* TO DO: Only the lines from the start of the data through the line containing "import numpy as np" should be written out, exactly as they are, with both ends included and the pictures left out.
______________________________
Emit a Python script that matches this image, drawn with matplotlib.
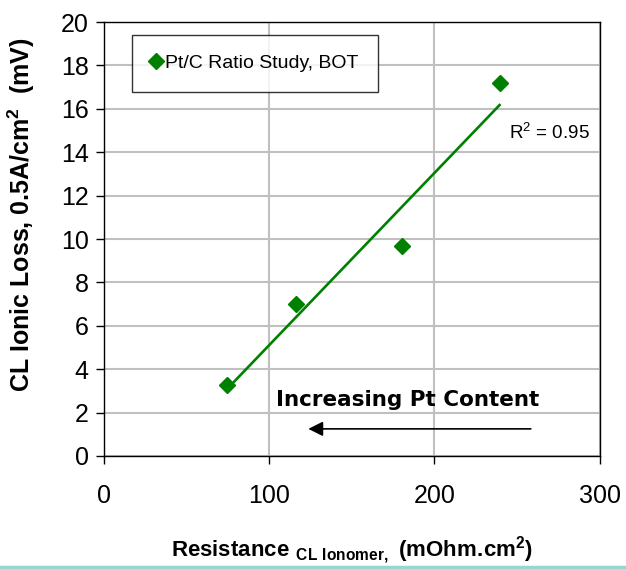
import matplotlib.pyplot as plt
from matplotlib.lines import Line2D
import numpy as np

plt.rcParams['font.family'] = ['Liberation Sans', 'DejaVu Sans']
plt.rcParams['mathtext.fontset'] = 'custom'
plt.rcParams['mathtext.rm'] = 'Liberation Sans'
plt.rcParams['mathtext.bf'] = 'Liberation Sans:bold'

# data
resistance = [74.5, 116, 180.6, 239.4]
ionic_loss = [3.27, 7.0, 9.68, 17.19]
series_name = 'Pt/C Ratio Study, BOT'
x_ticks = [0, 100, 200, 300]
y_ticks = [0, 2, 4, 6, 8, 10, 12, 14, 16, 18, 20]

green = '#008000'

fig = plt.figure(figsize=(6.26, 5.69), dpi=100)
ax = fig.add_axes([0.166, 0.1986, 0.792, 0.7627])

ax.plot(resistance, ionic_loss, linestyle='none', marker='D', markersize=8,
        color=green, label=series_name, zorder=3)

# linear trendline
x = np.array(resistance)
y = np.array(ionic_loss)
slope, intercept = np.polyfit(x, y, 1)
xl = np.array([x.min(), x.max()])
ax.plot(xl, slope * xl + intercept, color=green, linewidth=1.9, zorder=2)
r2 = np.corrcoef(x, y)[0, 1] ** 2

ax.set_xlim(0, 300)
ax.set_ylim(0, 20)
ax.set_xticks(x_ticks)
ax.set_yticks(y_ticks)
ax.tick_params(labelsize=18, length=6, width=1, direction='out', pad=14)
ax.tick_params(axis='y', pad=5)
ax.grid(True, color='#c0c0c0', linewidth=1.5)
ax.set_axisbelow(True)
for s in ax.spines.values():
    s.set_color('black')
    s.set_linewidth(1)

ax.set_ylabel(r'CL Ionic Loss, 0.5A/cm$\mathbf{^2}$  (mV)', fontsize=18,
              fontweight='bold')
ax.yaxis.set_label_coords(-0.135, 0.557)
ax.set_xlabel(r'$\mathbf{Resistance}\ {}_{\mathbf{CL\ Ionomer,}}\ '
              r'\mathbf{(mOhm.}\!\mathbf{cm^2)}$',
              fontsize=16, labelpad=19)

ax.text(245, 14.6, 'R$^2$ = %.2f' % r2, fontsize=13.5)

ax.text(184, 2.6, 'Increasing Pt Content', fontsize=15.5, fontweight='bold',
        family='DejaVu Sans', ha='center', va='center')
ax.annotate('', xy=(122, 1.25), xytext=(260, 1.25),
            arrowprops=dict(arrowstyle='-|>', color='black', lw=1.2,
                            mutation_scale=22))

leg = ax.legend(loc='upper left', bbox_to_anchor=(0.057, 0.97), fontsize=14,
                frameon=True, fancybox=False, edgecolor='black',
                handlelength=0.5, handletextpad=0.2, borderpad=1.0,
                borderaxespad=0)
leg.get_frame().set_linewidth(1)

fig.add_artist(Line2D([0, 1], [0.004, 0.004], transform=fig.transFigure,
                      color='#99d5d0', linewidth=2.5))

fig.savefig('out.png', dpi=100)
______________________________
* TASK OUTPUT:
Emit a Python script that matches this image, drawn with matplotlib.
import matplotlib.pyplot as plt
from matplotlib.lines import Line2D
import numpy as np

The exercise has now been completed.